In an agent or scripted session (--agent, --json, or --quiet) the importer does not prompt. Run kata init first, or it exits and asks for it.

A successful run reports counts:

imported beads: created 128, updated 0, unchanged 0, comments 342, links 57

The data is live immediately, with no restart. Inspect it with kata list and kata show <short_id>.

What the importer does

For each Beads issue it runs bd comments <id> --json to pull comments, then upserts the issue, its comments, labels, and dependency links into the current project in one all-or-nothing transaction.

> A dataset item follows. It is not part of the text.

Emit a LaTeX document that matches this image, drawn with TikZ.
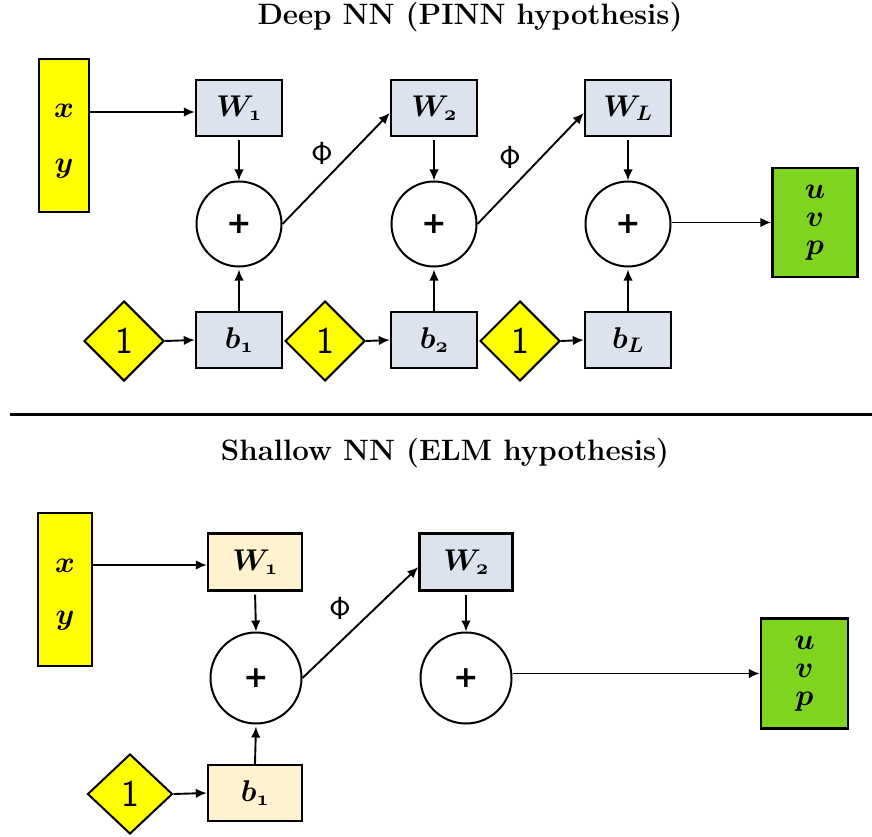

Large migrations are supported: the daemon accepts import bodies up to 64 MiB, roughly 25k issues.

Every imported issue gets a fresh kata ULID and short ID. The Beads ID survives in three places so you can trace an issue back: a beads-id:<id> label, an internal import mapping, and a footer appended to the issue body.

Field mapping

Beads kata Notes
id new kata ULID + short_id Beads ID kept as a beads-id:<id> label and a body footer.
title title Required. An issue with no title aborts the import.
description body A footer with Beads metadata is appended.
status open or closed kata has no in-progress state. See below.
priority priority (04) Pass-through when 04; values outside that range are dropped.
labels labels Lowercased and normalized. source:beads and beads-id:<id> are always added.
owner owner Empty owner becomes unowned.
created_by author Falls back to --as / $KATA_AUTHOR when empty.
created_at / updated_at same Preserved. A closed issue with no closed_at uses updated_at.
close_reason close reason done, wontfix, duplicate are kept; any other reason becomes done.
dependencies blocks links If Beads issue A depends on B, kata records B blocks A.
comments comments Pulled with bd comments.

Status mapping

kata issues are either open or closed. The importer maps Beads statuses such as in_progress, blocked, ready, triage, and todo (and any unknown status) to open, and done, merged, wontfix, duplicate, and resolved to closed. When the raw status is not literally open or closed, it is kept as a beads-status:<raw> label, so an in_progress issue becomes an open issue tagged beads-status:in_progress.

What does not carry over

  • Dolt history, branches, and merges. The importer reads one current snapshot.
  • Beads memories. Excluded with --no-memories.
  • Dependency types. Every dependency becomes a blocks link; parent and related are not generated.
  • In-progress states. Kept as beads-status: labels, not as a kata status.
  • Out-of-range priorities. Dropped; the original priority is not preserved in the body footer.
  • Non-standard close reasons. Normalized as above, with the original close reason preserved in the body footer.

The footer on each issue records the Beads ID, type, original labels, timestamps, raw close reason, and comment count, so most normalized metadata is recoverable by reading the issue.

Re-running is safe

The import is idempotent. It keys each issue on its Beads ID, so a second run updates issues whose Beads copy changed since the last import and leaves the rest alone. Issues you have since edited in kata are not overwritten when the Beads copy is older. A staged migration is safe: import, keep working in Beads, and re-import to catch up.

Not the same as a kata backup

kata import --source-format beads is a migration path. The plain kata import --input <file> --target <db> command is unrelated: it rebuilds a kata database from a kata JSONL export, covered in Backup and restore.